→ **GIVEN MATERIAL**
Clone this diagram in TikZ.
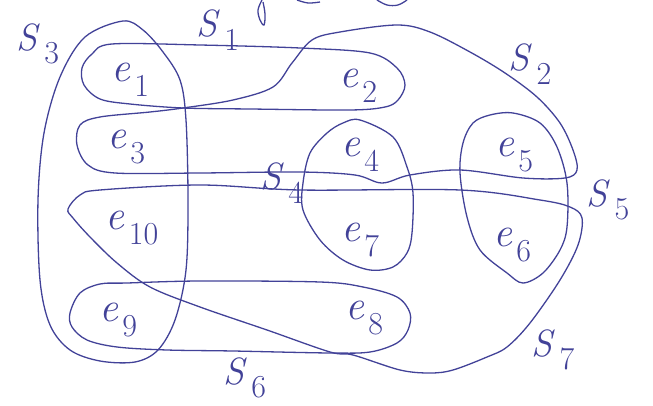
\documentclass[tikz,border=0pt]{standalone}
\usepackage{fontspec}
\usepackage{tikz}
\usetikzlibrary{positioning}
\definecolor{ink}{RGB}{66,66,152}
\newcommand{\elab}[2]{\textit{#1}\kern4pt\raisebox{-.36em}{\fontsize{32}{32}\selectfont #2}}

\begin{document}
\begin{tikzpicture}[x=1pt, y=-1pt, vertex/.style={inner sep=0pt, text=ink, font=\fontsize{42}{42}\selectfont}, hname/.style={inner sep=0pt, text=ink, font=\fontsize{38}{38}\selectfont}, hedge/.style={draw=ink, line width=1.3pt, smooth cycle, tension=0.55}, scrap/.style={draw=ink, line width=1.3pt, smooth, tension=0.6}]
\useasboundingbox (0,0) rectangle (653,406);
% vertices
\node[vertex] (e1) at (130,80) {\elab{e}{1}};
\node[vertex] (e2) at (358,86) {\elab{e}{2}};
\node[vertex] (e3) at (126,147) {\elab{e}{3}};
\node[vertex] (e4) at (360,155) {\elab{e}{4}};
\node[vertex] (e5) at (514,155) {\elab{e}{5}};
\node[vertex] (e10) at (132,228) {\elab{e}{10}};
\node[vertex] (e7) at (360,240) {\elab{e}{7}};
\node[vertex] (e6) at (512,245) {\elab{e}{6}};
\node[vertex] (e9) at (118,320) {\elab{e}{9}};
\node[vertex] (e8) at (364,318) {\elab{e}{8}};
% hyperedge names
\node[hname] (s1) at (218,30) {\elab{S}{1}};
\node[hname] (s2) at (530,64) {\elab{S}{2}};
\node[hname] (s3) at (38,44) {\elab{S}{3}};
\node[hname] (s4) at (282,183) {\elab{S}{4}};
\node[hname] (s5) at (608,200) {\elab{S}{5}};
\node[hname] (s6) at (245,378) {\elab{S}{6}};
\node[hname] (s7) at (553,350) {\elab{S}{7}};
% hyperedges
\draw[hedge] plot coordinates {(112,44) (200,45) (300,48) (370,53) (397,68) (405,85) (398,100) (385,107) (350,110) (250,109) (183,108) (130,104) (100,99) (84,85) (82,68) (92,54)};
\draw[hedge] plot coordinates {(183,108) (233,100) (273,87) (292,63) (312,40) (340,32) (397,25) (430,32) (470,52) (505,73) (537,97) (560,123) (573,150) (577,170) (565,178) (523,178) (460,170) (410,175) (382,183) (355,175) (300,172) (200,173) (115,173) (88,165) (77,145) (80,125) (100,117) (150,112)};
\draw[hedge] plot coordinates {(123,21) (85,37) (60,77) (44,133) (38,200) (40,280) (50,325) (70,350) (100,361) (135,362) (158,350) (175,320) (186,270) (188,200) (186,120) (180,80) (163,52) (143,30)};
\draw[hedge] plot coordinates {(360,120) (393,137) (407,167) (413,193) (412,233) (407,253) (393,267) (370,270) (343,260) (320,240) (303,210) (303,183) (310,153) (327,133) (343,123)};
\draw[hedge] plot coordinates {(490,115) (513,113) (540,123) (557,147) (567,183) (567,227) (560,250) (543,273) (523,283) (507,273) (480,250) (467,217) (460,173) (463,143) (473,123)};
\draw[hedge] plot coordinates {(127,283) (200,281) (320,282) (363,287) (397,297) (410,313) (408,330) (397,343) (370,352) (330,353) (233,351) (167,350) (117,347) (87,340) (72,327) (70,313) (80,293) (100,284)};
\draw[hedge] plot coordinates {(68,209) (80,195) (100,190) (200,185) (300,190) (460,190) (540,200) (570,207) (582,218) (578,245) (560,280) (530,323) (507,347) (487,357) (453,370) (430,373) (400,370) (353,355) (330,352) (267,330) (200,307) (150,287) (117,263) (90,237) (73,218)};
% cut-off strokes at the top edge
\draw[scrap] plot coordinates {(262,0) (258,10) (260,20) (264,25) (265,14) (263,2)};
\draw[scrap] plot coordinates {(297,0) (308,3) (320,2)};
\draw[scrap] plot coordinates {(377,0) (387,5) (398,5) (407,0)};
\end{tikzpicture}
\end{document}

→ **AIM OF THE TASK**
Output the lines above in full and exactly as given, omitting any pictures.

→ **SOLUTION BELOW**
Clone this diagram in TikZ.
\documentclass[tikz,border=0pt]{standalone}
\usepackage{fontspec}
\usepackage{tikz}
\usetikzlibrary{positioning}
\definecolor{ink}{RGB}{66,66,152}
\newcommand{\elab}[2]{\textit{#1}\kern4pt\raisebox{-.36em}{\fontsize{32}{32}\selectfont #2}}

\begin{document}
\begin{tikzpicture}[x=1pt, y=-1pt, vertex/.style={inner sep=0pt, text=ink, font=\fontsize{42}{42}\selectfont}, hname/.style={inner sep=0pt, text=ink, font=\fontsize{38}{38}\selectfont}, hedge/.style={draw=ink, line width=1.3pt, smooth cycle, tension=0.55}, scrap/.style={draw=ink, line width=1.3pt, smooth, tension=0.6}]
\useasboundingbox (0,0) rectangle (653,406);
% vertices
\node[vertex] (e1) at (130,80) {\elab{e}{1}};
\node[vertex] (e2) at (358,86) {\elab{e}{2}};
\node[vertex] (e3) at (126,147) {\elab{e}{3}};
\node[vertex] (e4) at (360,155) {\elab{e}{4}};
\node[vertex] (e5) at (514,155) {\elab{e}{5}};
\node[vertex] (e10) at (132,228) {\elab{e}{10}};
\node[vertex] (e7) at (360,240) {\elab{e}{7}};
\node[vertex] (e6) at (512,245) {\elab{e}{6}};
\node[vertex] (e9) at (118,320) {\elab{e}{9}};
\node[vertex] (e8) at (364,318) {\elab{e}{8}};
% hyperedge names
\node[hname] (s1) at (218,30) {\elab{S}{1}};
\node[hname] (s2) at (530,64) {\elab{S}{2}};
\node[hname] (s3) at (38,44) {\elab{S}{3}};
\node[hname] (s4) at (282,183) {\elab{S}{4}};
\node[hname] (s5) at (608,200) {\elab{S}{5}};
\node[hname] (s6) at (245,378) {\elab{S}{6}};
\node[hname] (s7) at (553,350) {\elab{S}{7}};
% hyperedges
\draw[hedge] plot coordinates {(112,44) (200,45) (300,48) (370,53) (397,68) (405,85) (398,100) (385,107) (350,110) (250,109) (183,108) (130,104) (100,99) (84,85) (82,68) (92,54)};
\draw[hedge] plot coordinates {(183,108) (233,100) (273,87) (292,63) (312,40) (340,32) (397,25) (430,32) (470,52) (505,73) (537,97) (560,123) (573,150) (577,170) (565,178) (523,178) (460,170) (410,175) (382,183) (355,175) (300,172) (200,173) (115,173) (88,165) (77,145) (80,125) (100,117) (150,112)};
\draw[hedge] plot coordinates {(123,21) (85,37) (60,77) (44,133) (38,200) (40,280) (50,325) (70,350) (100,361) (135,362) (158,350) (175,320) (186,270) (188,200) (186,120) (180,80) (163,52) (143,30)};
\draw[hedge] plot coordinates {(360,120) (393,137) (407,167) (413,193) (412,233) (407,253) (393,267) (370,270) (343,260) (320,240) (303,210) (303,183) (310,153) (327,133) (343,123)};
\draw[hedge] plot coordinates {(490,115) (513,113) (540,123) (557,147) (567,183) (567,227) (560,250) (543,273) (523,283) (507,273) (480,250) (467,217) (460,173) (463,143) (473,123)};
\draw[hedge] plot coordinates {(127,283) (200,281) (320,282) (363,287) (397,297) (410,313) (408,330) (397,343) (370,352) (330,353) (233,351) (167,350) (117,347) (87,340) (72,327) (70,313) (80,293) (100,284)};
\draw[hedge] plot coordinates {(68,209) (80,195) (100,190) (200,185) (300,190) (460,190) (540,200) (570,207) (582,218) (578,245) (560,280) (530,323) (507,347) (487,357) (453,370) (430,373) (400,370) (353,355) (330,352) (267,330) (200,307) (150,287) (117,263) (90,237) (73,218)};
% cut-off strokes at the top edge
\draw[scrap] plot coordinates {(262,0) (258,10) (260,20) (264,25) (265,14) (263,2)};
\draw[scrap] plot coordinates {(297,0) (308,3) (320,2)};
\draw[scrap] plot coordinates {(377,0) (387,5) (398,5) (407,0)};
\end{tikzpicture}
\end{document}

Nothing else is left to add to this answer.